Costa Rica News – Kenya’s pavilion at the 2015 Venice Biennale, an Italian-Chinese co-production entitled Creating Identities, has officially been cancelled by the Kenyan government, according to a statement from the biennial released on 23 April.
The move follows protests by Kenyan artists, who launched a change.org petition to the country’s ministry of sports, culture and the arts to “renounce Kenya’s fraudulent representation […] and commit to support the realisation of a national pavilion in 2017.” Hassan Wario Arero, the cabinet secretary for sports, culture and the arts, announced on 14 April that the government would “ensure that no such representation of Kenyan artists occurs in the future” and “place Kenya’s official bid for participation in the next Biennale in 2017”, in a statement posted on change.org.
Creating Identities is still due to take place, without the Kenyan flag or Biennale logo, on the island of San Servolo, according to Italian media reports. The exhibition of one Kenyan artist, one Italian and 14 Chinese (five solo artists and the nine-person collective Double Fly Art Center) was organised by the same Italian commissioner and curator duo, Paola Paponi and Sandro Orlandi Stagl, responsible for the Kenyan pavilion at the 2013 Venice Biennale. That presentation, Reflective Nature, a New Primary Enchanting Sensitivity, showed the same Italian artist, the Kenya-based Armando Tanzini, along with two Kenyans and eight Chinese.
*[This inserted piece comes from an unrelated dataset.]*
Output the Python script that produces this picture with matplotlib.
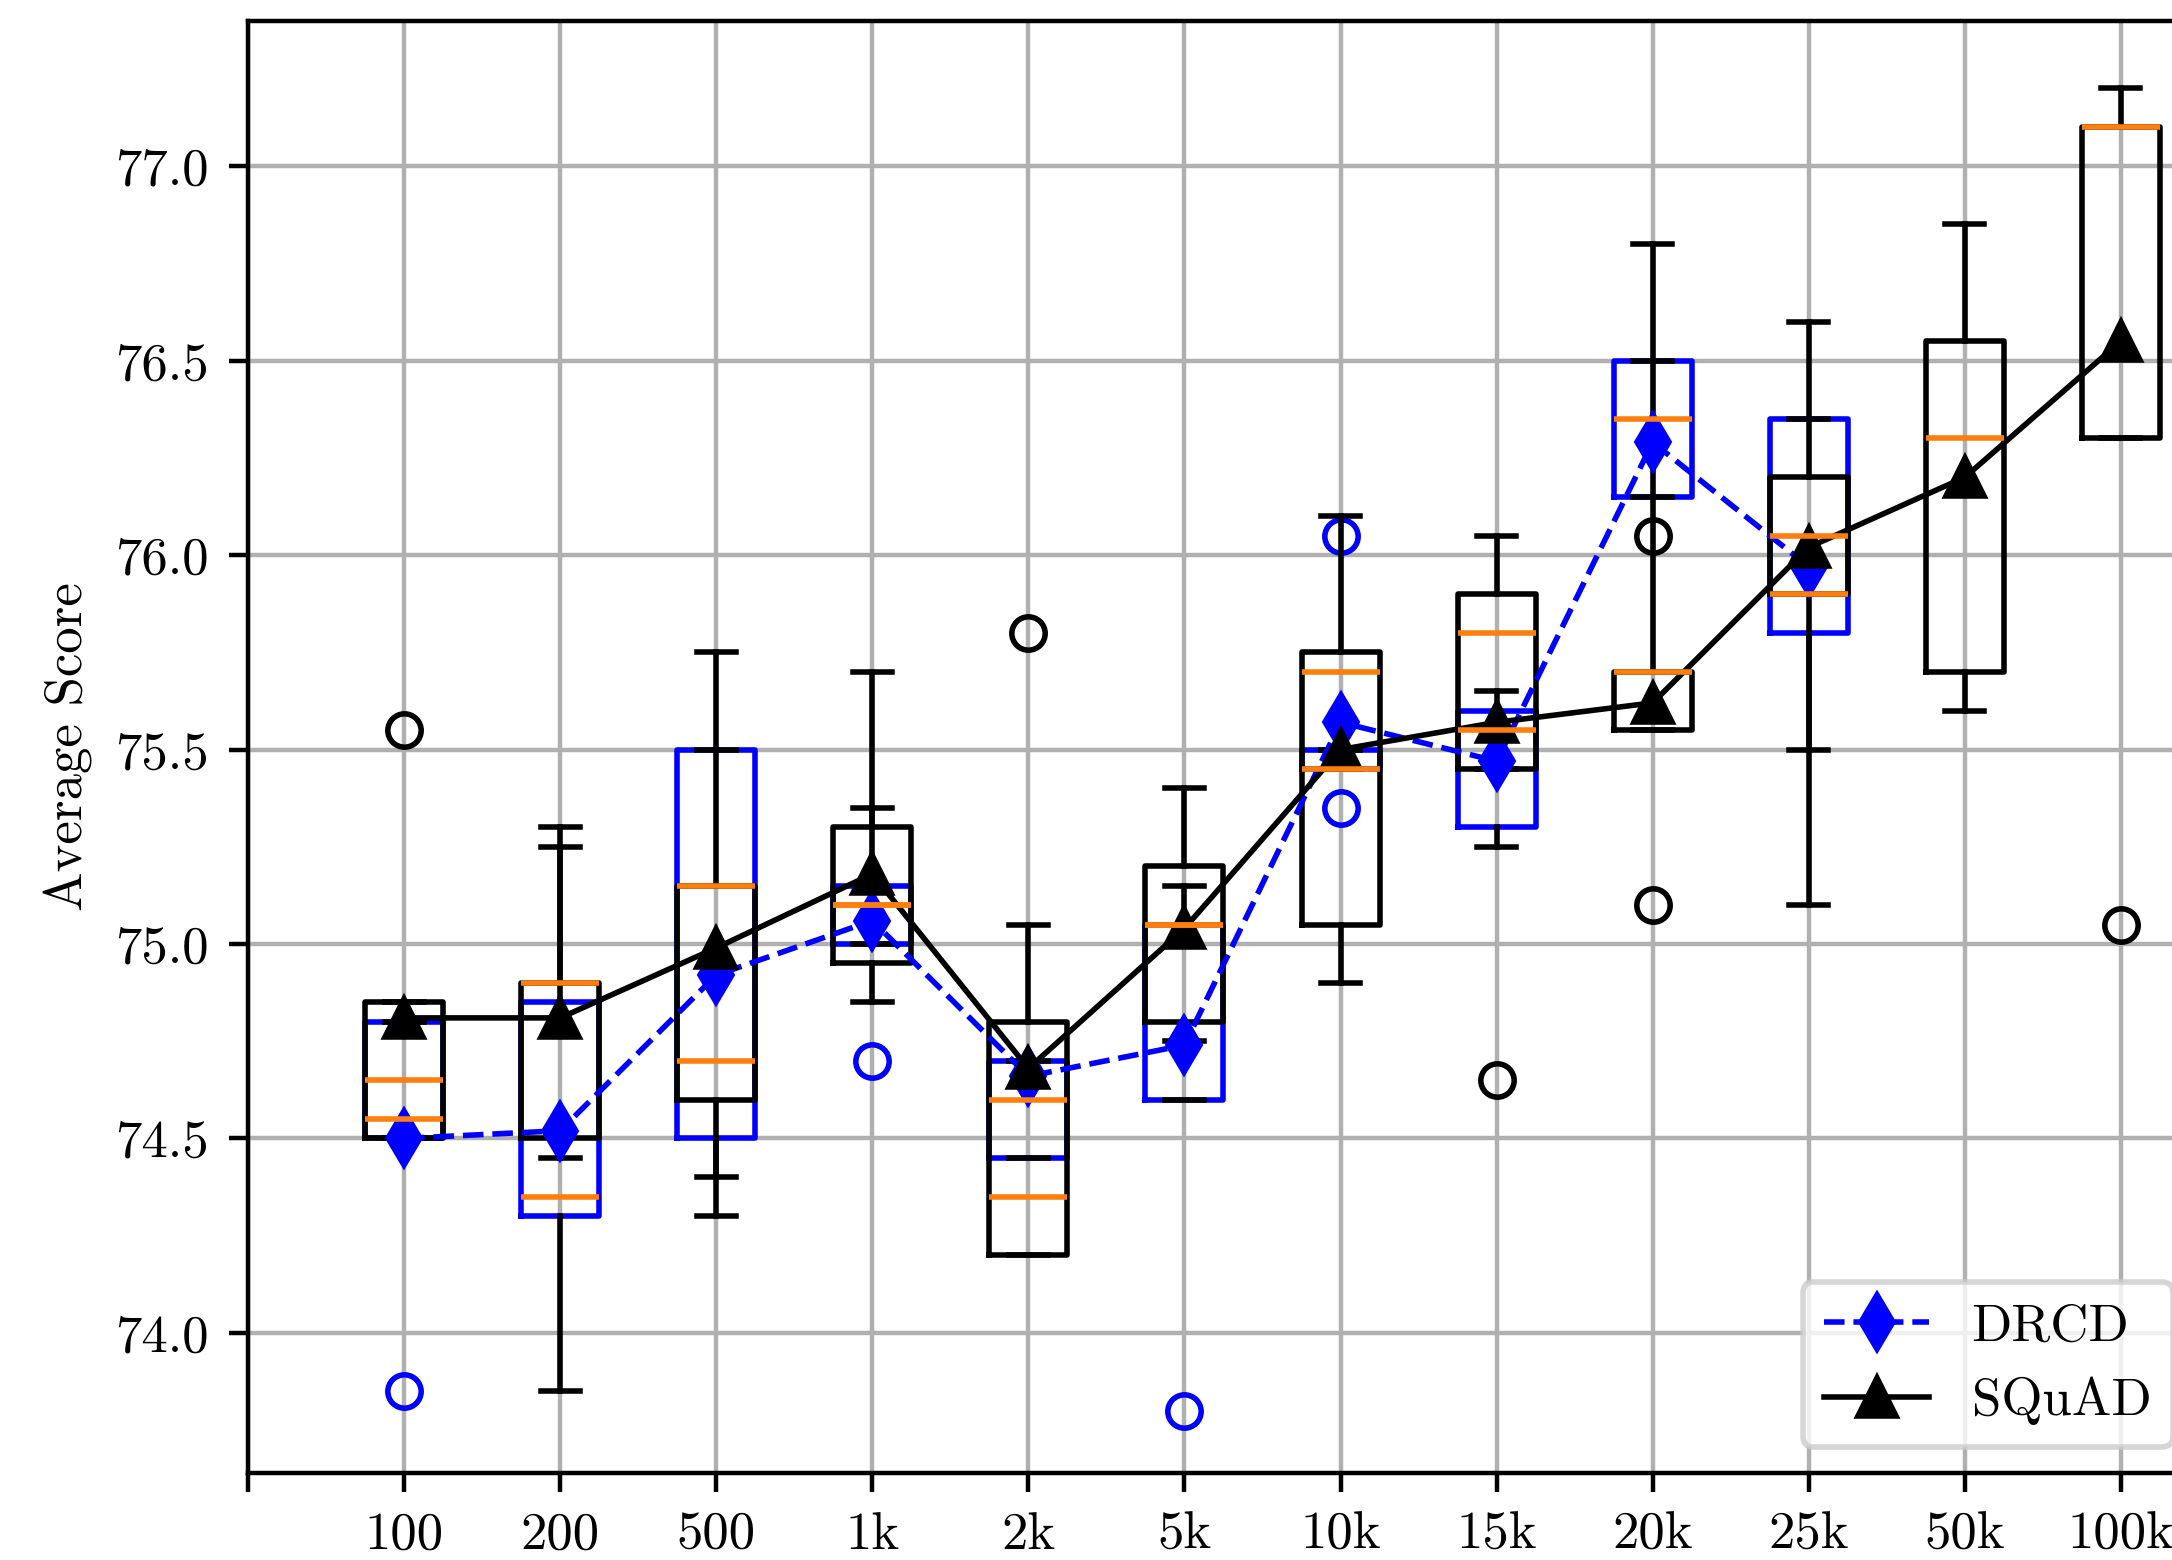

Meanwhile, Costa Rica’s pavilion was withdrawn from the international exhibition on 30 March after a plan to charge participating artists sparked controversy. Ileana Ordoñez Chacon, the commissioner of the pavilion, announced in a letter to the Biennale that the decision was due to “reasons beyond [the] control” of the Costa Rican embassy. Gregorio Rossi, the pavilion’s curator, confirmed media reports that the artists—around 50 in total, most of them from Italy—were asked to pay up to €5,000 each. He defended the “self-financing” model, saying: “Costa Rica did not finance its participation in the Biennale in any way”. Rossi plans to go ahead with the show at Palazzo Bollani during the biennial.
In its statement on the Costa Rican pavilion, the Biennale said it “does not in any way interfere with the organisational aspects of the participation of countries (the appointment of the commissioner and the curator, the curatorial project, the selection procedures for the artists, the choice of the venue, etc.), granting full autonomy to the participating country, as a matter of consolidated practice.”